** start of Stored rows **

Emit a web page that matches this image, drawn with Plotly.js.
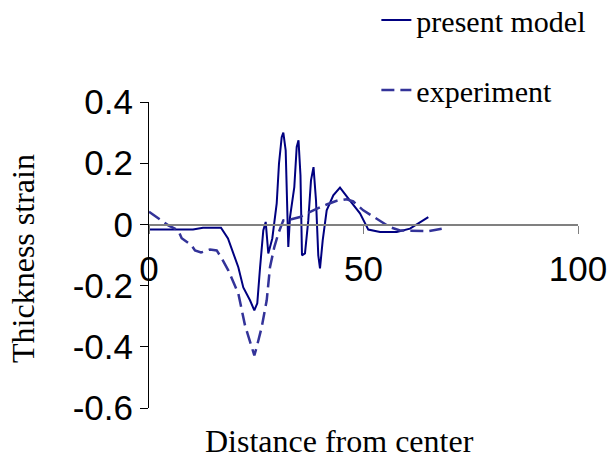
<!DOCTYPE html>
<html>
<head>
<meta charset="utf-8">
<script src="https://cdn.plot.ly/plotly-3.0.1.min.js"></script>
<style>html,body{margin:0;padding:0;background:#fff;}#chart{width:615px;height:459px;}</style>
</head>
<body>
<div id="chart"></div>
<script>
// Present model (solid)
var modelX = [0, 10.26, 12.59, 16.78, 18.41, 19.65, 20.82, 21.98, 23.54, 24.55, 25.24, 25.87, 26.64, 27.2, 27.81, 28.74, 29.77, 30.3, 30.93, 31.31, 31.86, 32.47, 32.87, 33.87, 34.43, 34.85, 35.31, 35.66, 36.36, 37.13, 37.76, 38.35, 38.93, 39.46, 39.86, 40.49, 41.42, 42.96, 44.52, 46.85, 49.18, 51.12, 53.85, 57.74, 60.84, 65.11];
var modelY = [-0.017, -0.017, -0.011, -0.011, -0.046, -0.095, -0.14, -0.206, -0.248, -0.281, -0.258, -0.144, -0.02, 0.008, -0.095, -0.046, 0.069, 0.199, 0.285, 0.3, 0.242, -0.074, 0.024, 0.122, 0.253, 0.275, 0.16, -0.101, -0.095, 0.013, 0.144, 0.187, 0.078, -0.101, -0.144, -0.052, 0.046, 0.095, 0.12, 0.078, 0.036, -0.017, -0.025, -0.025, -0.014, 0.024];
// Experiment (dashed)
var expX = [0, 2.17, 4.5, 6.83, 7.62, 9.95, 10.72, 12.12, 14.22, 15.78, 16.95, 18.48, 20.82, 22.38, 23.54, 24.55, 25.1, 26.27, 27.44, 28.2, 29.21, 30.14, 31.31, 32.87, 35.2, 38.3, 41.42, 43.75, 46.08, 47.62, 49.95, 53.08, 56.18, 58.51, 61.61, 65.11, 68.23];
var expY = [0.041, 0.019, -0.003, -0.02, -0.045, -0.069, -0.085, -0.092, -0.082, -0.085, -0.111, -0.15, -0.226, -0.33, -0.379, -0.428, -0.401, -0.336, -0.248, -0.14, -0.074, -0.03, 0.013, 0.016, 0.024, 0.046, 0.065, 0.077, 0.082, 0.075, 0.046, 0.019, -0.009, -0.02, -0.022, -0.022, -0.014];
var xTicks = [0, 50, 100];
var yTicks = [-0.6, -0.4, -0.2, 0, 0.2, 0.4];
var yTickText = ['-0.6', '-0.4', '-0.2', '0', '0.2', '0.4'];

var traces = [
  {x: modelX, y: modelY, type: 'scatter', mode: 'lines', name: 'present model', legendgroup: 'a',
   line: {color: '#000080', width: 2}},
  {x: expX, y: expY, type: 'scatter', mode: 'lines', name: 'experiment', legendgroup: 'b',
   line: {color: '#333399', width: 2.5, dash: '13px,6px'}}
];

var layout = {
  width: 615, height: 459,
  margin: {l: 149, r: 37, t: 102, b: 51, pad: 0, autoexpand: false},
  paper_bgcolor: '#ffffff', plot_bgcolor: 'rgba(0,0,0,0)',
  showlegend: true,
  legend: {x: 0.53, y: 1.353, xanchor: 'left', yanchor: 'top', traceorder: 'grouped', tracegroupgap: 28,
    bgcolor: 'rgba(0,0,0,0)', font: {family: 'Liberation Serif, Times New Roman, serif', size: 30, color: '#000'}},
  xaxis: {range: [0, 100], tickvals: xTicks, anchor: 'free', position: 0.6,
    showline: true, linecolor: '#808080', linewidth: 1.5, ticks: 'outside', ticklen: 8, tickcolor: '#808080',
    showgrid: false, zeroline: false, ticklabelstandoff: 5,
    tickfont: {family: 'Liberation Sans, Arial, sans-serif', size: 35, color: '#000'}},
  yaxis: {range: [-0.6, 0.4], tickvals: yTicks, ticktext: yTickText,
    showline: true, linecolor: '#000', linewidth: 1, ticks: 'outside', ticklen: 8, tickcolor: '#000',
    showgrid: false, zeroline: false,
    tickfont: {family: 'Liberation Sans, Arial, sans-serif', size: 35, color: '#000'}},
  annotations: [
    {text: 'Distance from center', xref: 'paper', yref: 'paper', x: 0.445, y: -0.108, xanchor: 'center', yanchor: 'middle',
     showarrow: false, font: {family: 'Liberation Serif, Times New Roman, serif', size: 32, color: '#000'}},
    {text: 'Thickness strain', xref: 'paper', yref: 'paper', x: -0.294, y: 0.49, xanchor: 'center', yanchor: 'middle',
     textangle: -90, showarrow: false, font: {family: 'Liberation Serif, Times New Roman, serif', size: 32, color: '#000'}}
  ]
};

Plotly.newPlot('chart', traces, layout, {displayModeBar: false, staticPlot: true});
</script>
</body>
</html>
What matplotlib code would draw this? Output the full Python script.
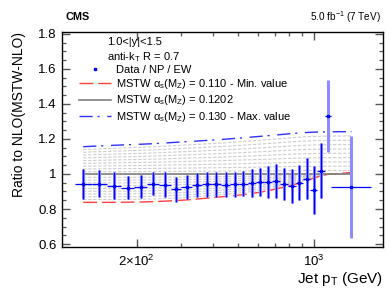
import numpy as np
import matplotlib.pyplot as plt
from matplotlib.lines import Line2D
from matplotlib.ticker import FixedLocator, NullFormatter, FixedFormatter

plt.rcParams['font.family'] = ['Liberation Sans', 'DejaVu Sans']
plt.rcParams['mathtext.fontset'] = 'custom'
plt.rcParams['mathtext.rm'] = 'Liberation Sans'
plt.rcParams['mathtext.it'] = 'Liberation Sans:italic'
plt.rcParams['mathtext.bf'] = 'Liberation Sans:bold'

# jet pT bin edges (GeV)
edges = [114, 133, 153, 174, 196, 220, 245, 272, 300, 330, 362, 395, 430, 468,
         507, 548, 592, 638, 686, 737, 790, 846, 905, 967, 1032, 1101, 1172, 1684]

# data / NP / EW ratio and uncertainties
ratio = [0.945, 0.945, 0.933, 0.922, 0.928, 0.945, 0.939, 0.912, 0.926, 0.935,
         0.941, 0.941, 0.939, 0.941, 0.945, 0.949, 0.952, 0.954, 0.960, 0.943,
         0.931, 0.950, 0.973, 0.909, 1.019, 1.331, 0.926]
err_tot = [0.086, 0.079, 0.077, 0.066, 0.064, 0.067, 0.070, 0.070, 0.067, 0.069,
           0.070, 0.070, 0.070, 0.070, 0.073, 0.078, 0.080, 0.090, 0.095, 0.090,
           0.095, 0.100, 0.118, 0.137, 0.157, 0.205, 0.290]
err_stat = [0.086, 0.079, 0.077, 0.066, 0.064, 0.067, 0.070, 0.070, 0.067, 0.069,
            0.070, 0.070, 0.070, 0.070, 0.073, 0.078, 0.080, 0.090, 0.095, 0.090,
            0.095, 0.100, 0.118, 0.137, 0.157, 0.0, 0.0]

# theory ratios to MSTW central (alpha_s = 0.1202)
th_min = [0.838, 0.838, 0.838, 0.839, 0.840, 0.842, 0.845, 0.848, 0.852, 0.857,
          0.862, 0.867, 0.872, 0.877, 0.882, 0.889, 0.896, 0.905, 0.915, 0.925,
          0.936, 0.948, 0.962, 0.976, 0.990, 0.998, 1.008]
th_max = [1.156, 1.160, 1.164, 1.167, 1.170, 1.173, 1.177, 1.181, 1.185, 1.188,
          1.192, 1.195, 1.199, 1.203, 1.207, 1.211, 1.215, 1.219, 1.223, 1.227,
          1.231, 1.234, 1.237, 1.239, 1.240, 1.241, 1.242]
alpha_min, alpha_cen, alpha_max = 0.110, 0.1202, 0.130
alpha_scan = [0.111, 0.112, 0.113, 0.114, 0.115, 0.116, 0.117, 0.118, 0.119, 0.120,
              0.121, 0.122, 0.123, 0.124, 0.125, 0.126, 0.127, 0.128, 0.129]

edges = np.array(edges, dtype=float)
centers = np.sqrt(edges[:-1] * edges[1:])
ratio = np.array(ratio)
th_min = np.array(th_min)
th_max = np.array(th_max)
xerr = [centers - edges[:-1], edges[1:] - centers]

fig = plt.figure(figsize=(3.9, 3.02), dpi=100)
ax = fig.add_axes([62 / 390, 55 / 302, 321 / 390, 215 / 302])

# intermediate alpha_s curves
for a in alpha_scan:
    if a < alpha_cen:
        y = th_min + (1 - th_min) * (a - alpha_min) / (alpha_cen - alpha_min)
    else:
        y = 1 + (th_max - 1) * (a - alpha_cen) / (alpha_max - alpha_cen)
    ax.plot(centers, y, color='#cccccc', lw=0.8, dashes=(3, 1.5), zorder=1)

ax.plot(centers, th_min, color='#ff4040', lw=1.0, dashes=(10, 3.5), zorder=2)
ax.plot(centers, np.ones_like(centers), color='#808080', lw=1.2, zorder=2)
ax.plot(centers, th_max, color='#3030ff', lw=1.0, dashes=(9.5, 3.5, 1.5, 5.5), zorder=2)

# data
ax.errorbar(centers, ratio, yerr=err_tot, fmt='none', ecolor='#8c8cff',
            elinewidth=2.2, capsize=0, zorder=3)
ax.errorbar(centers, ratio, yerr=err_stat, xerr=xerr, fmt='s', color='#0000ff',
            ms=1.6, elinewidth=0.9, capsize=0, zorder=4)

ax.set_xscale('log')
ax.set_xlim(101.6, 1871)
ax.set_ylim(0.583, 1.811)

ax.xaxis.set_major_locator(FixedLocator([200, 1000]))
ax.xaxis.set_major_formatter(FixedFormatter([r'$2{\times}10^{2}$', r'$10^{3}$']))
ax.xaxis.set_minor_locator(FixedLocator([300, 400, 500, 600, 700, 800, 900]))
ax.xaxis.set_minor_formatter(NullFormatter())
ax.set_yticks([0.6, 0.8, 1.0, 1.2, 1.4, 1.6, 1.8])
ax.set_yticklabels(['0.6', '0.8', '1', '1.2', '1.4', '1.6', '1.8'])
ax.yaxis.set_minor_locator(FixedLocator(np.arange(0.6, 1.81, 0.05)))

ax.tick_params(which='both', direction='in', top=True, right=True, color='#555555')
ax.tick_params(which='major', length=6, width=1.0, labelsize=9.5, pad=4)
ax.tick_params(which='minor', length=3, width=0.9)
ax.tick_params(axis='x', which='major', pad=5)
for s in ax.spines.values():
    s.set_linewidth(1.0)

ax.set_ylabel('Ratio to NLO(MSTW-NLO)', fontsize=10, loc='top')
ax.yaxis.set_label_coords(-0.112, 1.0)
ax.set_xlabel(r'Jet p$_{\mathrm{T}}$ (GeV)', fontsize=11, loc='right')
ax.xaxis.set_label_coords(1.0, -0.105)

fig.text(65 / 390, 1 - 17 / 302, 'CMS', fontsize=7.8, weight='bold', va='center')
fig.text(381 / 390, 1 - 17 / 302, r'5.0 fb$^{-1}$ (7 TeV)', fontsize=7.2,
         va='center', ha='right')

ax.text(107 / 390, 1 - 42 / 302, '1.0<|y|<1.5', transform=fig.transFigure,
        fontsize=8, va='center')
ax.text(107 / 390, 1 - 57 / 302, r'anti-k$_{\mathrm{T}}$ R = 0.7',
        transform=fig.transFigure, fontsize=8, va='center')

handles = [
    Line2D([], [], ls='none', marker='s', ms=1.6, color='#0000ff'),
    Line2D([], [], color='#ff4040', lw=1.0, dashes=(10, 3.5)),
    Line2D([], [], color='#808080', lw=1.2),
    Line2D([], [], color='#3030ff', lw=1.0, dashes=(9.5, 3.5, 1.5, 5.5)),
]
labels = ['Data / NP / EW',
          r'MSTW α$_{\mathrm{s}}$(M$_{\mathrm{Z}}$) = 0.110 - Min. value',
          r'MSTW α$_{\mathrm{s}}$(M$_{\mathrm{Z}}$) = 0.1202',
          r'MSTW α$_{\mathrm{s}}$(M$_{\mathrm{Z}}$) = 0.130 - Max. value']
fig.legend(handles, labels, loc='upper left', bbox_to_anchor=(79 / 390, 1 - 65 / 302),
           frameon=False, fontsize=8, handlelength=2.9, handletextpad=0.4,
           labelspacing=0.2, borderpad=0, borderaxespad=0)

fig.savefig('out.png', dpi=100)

** end of Stored rows **

Instruction – In the listing above, find the line containing "What matplotlib code" and the line containing "1101, 1172, 1684]", then return both of them and every line between, exactly, without pictures.

Output for this exercise –
What matplotlib code would draw this? Output the full Python script.
import numpy as np
import matplotlib.pyplot as plt
from matplotlib.lines import Line2D
from matplotlib.ticker import FixedLocator, NullFormatter, FixedFormatter

plt.rcParams['font.family'] = ['Liberation Sans', 'DejaVu Sans']
plt.rcParams['mathtext.fontset'] = 'custom'
plt.rcParams['mathtext.rm'] = 'Liberation Sans'
plt.rcParams['mathtext.it'] = 'Liberation Sans:italic'
plt.rcParams['mathtext.bf'] = 'Liberation Sans:bold'

# jet pT bin edges (GeV)
edges = [114, 133, 153, 174, 196, 220, 245, 272, 300, 330, 362, 395, 430, 468,
         507, 548, 592, 638, 686, 737, 790, 846, 905, 967, 1032, 1101, 1172, 1684]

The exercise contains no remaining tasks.